(Problem to work on)
Restate, exactly and without pictures, the lines from the start of the listing below through the line holding "import plotly.graph_objects as go".

(Data provided)
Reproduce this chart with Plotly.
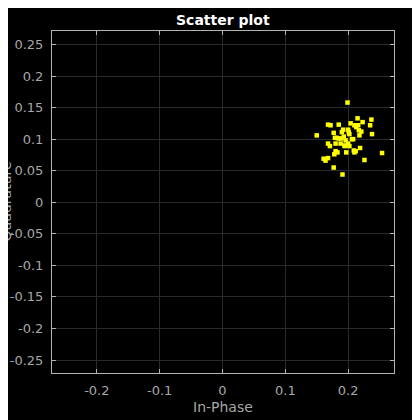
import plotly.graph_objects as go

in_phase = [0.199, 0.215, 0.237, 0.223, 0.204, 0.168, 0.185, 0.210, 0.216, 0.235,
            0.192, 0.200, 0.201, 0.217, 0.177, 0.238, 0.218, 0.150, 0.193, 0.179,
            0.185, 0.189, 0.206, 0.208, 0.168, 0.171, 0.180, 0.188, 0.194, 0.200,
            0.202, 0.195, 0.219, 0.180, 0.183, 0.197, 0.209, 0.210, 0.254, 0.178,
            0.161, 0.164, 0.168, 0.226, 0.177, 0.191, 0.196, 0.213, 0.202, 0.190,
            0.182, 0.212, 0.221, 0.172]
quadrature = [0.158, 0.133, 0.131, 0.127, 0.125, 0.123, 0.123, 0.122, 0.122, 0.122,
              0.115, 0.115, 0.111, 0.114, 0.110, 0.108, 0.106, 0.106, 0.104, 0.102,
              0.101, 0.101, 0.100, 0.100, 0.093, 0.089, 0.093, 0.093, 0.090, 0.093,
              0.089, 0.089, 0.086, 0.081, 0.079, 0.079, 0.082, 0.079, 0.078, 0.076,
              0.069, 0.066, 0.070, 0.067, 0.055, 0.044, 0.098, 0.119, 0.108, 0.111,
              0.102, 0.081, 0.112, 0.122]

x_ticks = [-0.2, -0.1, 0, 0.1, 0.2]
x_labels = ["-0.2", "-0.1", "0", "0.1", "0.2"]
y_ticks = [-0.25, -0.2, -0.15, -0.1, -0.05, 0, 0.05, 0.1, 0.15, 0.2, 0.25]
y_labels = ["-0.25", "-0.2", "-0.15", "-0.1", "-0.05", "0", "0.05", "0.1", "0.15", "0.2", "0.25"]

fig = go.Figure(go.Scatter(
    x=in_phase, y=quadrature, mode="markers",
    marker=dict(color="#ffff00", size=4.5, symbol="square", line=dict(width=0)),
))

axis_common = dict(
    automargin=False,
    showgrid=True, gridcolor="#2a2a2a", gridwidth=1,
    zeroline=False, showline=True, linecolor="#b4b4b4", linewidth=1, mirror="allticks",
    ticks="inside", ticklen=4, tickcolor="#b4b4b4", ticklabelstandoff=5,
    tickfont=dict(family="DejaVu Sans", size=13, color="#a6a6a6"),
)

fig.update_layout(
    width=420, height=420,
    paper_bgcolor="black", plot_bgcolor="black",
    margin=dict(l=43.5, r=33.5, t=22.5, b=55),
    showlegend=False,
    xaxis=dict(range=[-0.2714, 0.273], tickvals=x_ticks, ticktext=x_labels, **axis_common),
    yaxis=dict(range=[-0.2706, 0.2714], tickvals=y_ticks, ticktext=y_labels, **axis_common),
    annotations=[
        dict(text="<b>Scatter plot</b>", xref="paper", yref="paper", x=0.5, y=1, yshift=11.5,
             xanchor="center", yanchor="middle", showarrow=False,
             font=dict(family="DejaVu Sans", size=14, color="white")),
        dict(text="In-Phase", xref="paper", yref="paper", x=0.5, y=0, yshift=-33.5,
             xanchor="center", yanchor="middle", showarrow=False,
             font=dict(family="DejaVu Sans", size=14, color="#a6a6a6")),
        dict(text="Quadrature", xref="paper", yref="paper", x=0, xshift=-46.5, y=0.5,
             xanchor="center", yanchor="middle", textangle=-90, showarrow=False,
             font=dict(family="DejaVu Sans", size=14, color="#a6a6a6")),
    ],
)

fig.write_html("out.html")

(Solution)
Reproduce this chart with Plotly.
import plotly.graph_objects as go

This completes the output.